There, whitefish stocks remain healthy because invasive mussels remain scarce. A lack of calcium in the water makes it hard for the bivalves to build their shells and cold water stifles their reproduction.
But there are two catches.
One, Lake Superior’s whitefish stocks have always been small compared to those in lakes Michigan and Huron. The Big Lake is simply incapable of producing enough fish to compensate for the lower lakes’ collapse.
And two, invasive mussels are making inroads in Lake Superior as pleasure boats and shipping freighters spread them from place to place. It’s not yet clear whether they could proliferate enough to cause the kind of damage they’ve inflicted down south.

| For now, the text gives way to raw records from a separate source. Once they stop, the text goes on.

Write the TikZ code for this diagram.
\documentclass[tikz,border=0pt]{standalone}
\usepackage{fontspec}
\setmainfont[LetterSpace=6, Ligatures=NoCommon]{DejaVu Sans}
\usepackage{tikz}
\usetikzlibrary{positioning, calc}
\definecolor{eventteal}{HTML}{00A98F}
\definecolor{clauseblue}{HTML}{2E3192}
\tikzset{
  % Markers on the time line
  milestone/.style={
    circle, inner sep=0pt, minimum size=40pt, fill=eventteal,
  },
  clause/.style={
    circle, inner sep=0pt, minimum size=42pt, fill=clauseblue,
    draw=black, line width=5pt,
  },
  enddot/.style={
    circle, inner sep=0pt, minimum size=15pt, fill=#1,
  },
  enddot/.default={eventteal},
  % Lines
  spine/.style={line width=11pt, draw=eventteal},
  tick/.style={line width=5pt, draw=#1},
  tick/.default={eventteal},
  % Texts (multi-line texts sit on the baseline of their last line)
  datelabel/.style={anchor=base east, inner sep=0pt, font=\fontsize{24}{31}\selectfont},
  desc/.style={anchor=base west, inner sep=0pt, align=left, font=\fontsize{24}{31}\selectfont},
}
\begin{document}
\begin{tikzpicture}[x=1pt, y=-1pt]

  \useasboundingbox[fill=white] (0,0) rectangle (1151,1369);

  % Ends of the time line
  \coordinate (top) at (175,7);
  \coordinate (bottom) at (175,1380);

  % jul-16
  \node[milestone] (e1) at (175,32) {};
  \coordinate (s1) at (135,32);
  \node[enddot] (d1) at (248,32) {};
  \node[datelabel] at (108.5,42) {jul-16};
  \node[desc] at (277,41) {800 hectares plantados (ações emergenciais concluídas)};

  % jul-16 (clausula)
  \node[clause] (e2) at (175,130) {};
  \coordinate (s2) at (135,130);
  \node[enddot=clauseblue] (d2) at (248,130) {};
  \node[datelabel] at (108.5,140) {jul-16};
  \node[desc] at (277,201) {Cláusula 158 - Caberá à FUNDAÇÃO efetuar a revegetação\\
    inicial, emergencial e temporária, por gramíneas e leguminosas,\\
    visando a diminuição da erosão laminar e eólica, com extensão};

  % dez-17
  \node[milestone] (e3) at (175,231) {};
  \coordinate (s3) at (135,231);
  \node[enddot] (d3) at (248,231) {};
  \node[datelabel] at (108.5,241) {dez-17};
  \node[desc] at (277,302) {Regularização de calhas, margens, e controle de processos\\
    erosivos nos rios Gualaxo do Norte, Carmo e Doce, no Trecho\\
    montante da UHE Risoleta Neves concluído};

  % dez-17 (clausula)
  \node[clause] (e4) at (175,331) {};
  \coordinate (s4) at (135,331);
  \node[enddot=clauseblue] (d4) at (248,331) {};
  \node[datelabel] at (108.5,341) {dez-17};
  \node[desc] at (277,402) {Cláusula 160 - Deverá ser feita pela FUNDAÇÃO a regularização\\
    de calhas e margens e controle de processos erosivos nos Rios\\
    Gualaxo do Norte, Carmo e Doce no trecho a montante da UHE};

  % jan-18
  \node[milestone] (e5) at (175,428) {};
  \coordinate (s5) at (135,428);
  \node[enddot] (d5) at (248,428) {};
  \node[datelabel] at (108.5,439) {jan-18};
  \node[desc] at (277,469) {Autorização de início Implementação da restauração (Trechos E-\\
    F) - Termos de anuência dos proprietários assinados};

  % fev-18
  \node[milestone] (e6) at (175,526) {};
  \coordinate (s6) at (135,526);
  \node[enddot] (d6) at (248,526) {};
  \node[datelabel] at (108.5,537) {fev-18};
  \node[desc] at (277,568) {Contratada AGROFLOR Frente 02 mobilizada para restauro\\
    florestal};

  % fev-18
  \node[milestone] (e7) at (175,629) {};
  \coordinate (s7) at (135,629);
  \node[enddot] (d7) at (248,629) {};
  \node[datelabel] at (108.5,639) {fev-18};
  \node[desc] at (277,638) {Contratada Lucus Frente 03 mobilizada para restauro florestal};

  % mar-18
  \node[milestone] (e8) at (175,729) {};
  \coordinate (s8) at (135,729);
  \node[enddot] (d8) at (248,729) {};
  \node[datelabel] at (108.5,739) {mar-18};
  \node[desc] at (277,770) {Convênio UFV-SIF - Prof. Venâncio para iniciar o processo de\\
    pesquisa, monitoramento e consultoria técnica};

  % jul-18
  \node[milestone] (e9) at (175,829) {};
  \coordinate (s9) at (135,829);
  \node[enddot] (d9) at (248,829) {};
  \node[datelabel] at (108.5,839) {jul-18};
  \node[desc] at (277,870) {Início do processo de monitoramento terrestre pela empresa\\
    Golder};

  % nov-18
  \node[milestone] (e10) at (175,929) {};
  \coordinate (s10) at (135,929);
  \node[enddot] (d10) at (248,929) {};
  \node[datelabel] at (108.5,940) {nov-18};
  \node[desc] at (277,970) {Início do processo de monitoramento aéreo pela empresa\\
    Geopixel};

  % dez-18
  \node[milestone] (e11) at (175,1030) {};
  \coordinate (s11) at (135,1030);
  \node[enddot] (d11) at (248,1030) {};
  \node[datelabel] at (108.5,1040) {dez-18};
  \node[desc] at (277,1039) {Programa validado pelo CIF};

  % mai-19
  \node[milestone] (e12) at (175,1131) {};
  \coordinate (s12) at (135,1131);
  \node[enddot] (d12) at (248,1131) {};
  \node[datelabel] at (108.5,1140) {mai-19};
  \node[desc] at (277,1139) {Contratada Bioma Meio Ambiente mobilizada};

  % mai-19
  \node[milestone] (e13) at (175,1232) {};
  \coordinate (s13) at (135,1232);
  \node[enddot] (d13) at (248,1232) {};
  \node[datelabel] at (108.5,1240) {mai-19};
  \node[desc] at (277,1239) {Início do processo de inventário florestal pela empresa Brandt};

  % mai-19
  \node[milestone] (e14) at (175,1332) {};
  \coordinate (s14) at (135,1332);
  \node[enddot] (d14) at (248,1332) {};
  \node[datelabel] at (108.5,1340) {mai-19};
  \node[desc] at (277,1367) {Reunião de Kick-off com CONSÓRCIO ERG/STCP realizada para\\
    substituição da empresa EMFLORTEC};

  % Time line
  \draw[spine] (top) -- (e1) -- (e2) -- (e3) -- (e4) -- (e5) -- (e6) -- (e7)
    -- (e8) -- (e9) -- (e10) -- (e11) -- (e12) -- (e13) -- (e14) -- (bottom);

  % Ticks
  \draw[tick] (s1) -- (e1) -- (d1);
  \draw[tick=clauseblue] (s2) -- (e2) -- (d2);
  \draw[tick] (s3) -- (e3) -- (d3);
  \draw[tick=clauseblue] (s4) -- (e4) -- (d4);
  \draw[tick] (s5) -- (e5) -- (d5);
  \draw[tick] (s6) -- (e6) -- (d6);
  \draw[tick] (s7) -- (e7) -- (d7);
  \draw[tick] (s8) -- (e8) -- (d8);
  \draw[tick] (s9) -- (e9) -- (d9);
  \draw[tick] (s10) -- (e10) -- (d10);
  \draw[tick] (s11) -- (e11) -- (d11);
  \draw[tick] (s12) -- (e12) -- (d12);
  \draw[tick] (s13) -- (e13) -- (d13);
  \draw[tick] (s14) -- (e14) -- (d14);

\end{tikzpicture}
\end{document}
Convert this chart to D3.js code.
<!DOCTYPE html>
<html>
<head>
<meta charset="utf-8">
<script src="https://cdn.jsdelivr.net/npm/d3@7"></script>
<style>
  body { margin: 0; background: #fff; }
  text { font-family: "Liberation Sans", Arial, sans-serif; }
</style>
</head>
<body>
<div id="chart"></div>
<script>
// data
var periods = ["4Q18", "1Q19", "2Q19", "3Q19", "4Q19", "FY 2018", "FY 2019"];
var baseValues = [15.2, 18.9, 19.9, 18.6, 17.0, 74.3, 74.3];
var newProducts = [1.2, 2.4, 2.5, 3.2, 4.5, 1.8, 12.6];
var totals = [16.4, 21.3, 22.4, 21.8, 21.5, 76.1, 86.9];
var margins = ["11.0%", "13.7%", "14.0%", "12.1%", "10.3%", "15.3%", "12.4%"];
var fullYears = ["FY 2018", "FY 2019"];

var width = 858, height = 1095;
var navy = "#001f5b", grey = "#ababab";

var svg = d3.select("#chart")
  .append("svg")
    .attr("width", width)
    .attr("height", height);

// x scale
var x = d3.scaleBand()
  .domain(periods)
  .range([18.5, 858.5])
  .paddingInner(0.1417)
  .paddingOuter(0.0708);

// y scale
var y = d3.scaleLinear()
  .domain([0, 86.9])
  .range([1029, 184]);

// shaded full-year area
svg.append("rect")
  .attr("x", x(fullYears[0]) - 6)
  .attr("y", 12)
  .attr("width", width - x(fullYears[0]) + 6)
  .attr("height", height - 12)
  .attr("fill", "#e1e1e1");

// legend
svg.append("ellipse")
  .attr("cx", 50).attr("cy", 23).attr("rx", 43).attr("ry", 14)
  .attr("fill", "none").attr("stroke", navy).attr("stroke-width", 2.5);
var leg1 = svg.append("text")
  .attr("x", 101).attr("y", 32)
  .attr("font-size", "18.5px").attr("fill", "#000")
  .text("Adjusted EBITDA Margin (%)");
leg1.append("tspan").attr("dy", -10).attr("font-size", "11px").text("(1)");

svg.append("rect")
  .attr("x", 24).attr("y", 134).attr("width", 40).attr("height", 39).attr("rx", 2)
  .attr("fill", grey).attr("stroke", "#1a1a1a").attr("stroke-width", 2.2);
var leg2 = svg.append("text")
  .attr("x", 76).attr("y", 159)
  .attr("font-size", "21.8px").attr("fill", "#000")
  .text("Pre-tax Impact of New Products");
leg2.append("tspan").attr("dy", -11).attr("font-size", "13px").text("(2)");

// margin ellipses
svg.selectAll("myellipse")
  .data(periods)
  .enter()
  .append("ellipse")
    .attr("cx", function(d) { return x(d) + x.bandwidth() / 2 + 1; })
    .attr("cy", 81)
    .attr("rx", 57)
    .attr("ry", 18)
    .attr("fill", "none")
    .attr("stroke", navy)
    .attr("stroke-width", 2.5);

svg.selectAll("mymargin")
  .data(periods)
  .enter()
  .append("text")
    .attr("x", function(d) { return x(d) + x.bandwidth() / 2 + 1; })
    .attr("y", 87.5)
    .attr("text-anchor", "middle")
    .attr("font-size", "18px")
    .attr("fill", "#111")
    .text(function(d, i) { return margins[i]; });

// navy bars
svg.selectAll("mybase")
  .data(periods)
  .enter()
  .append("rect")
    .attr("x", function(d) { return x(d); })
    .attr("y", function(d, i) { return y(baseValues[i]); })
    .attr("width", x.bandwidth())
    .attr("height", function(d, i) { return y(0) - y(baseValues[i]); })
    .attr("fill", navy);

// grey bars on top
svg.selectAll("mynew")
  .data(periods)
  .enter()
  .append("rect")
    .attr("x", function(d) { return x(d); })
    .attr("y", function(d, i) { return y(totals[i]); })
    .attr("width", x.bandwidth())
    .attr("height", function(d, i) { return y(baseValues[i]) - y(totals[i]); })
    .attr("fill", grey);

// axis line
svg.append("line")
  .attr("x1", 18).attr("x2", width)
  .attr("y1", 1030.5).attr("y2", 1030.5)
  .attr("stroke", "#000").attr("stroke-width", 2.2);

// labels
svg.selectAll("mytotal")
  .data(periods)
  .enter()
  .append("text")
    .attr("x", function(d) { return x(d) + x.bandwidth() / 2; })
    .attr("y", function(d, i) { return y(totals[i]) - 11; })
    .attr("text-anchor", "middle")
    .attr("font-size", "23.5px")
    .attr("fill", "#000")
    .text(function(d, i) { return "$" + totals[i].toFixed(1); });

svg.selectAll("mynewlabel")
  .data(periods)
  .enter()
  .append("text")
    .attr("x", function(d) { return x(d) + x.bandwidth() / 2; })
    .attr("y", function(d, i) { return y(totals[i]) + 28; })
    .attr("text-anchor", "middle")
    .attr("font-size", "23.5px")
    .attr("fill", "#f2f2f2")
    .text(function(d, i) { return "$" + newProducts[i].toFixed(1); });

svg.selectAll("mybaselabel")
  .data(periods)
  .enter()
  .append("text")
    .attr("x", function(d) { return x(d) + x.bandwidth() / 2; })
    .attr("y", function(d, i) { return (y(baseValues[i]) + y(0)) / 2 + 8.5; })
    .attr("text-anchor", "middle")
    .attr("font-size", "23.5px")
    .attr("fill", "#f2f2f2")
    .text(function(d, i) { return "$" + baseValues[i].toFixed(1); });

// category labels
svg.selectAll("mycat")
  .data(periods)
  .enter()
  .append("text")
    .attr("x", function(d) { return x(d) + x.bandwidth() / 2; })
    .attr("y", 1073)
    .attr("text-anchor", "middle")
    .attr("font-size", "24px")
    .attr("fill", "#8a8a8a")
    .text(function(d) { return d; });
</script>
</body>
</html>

“We’re insulated, but we’re not immune,” said National Parks Service scientist Lauren Isbell, who does research on Isle Royale.
Bleakness comes with a side of hope
Whitefish aren’t alone in their struggle. In Michigan, 407 species are listed as threatened or endangered, while a dearth of data may doom others to fade away unnoticed.
It’s part of a global extinction crisis caused by sprawling development, pollution, climate change and the spread of invasive species that has put more than 1 million species at risk. More losses are likely unless humans change their ways.
“We can’t just do what we’ve been doing for the last 100 years and expect things to change,” said Michael Monfils, director of the Michigan Natural Features Inventory.
The good news is, scientists are getting good at last-ditch rescue efforts. Some have begun to pitch one for whitefish.
Think of it like Noah’s Ark for fish. A small number would be relocated to inland ponds or small lakes, where they would remain indefinitely until the Great Lakes mussel invasion subsides.
“We need to make sure that, 20 years from now, if the lake is ready again, we can return the descendants of fish that came from here,” said Jason Smith, a scientist with the Bay Mills Indian Community.
Ponds already offer plenty of food and shelter for fish, making them a cheaper and more humane alternative to raising whitefish in the cramped concrete raceways of a fish hatchery.
Such extreme-sounding species preservation efforts are growing commonplace as humans push nature to the brink. Around the world, nonprofits and governments are cryogenically freezing endangered animals’ DNA, establishing massive seed libraries and even cloning rare animals to stave off inbreeding.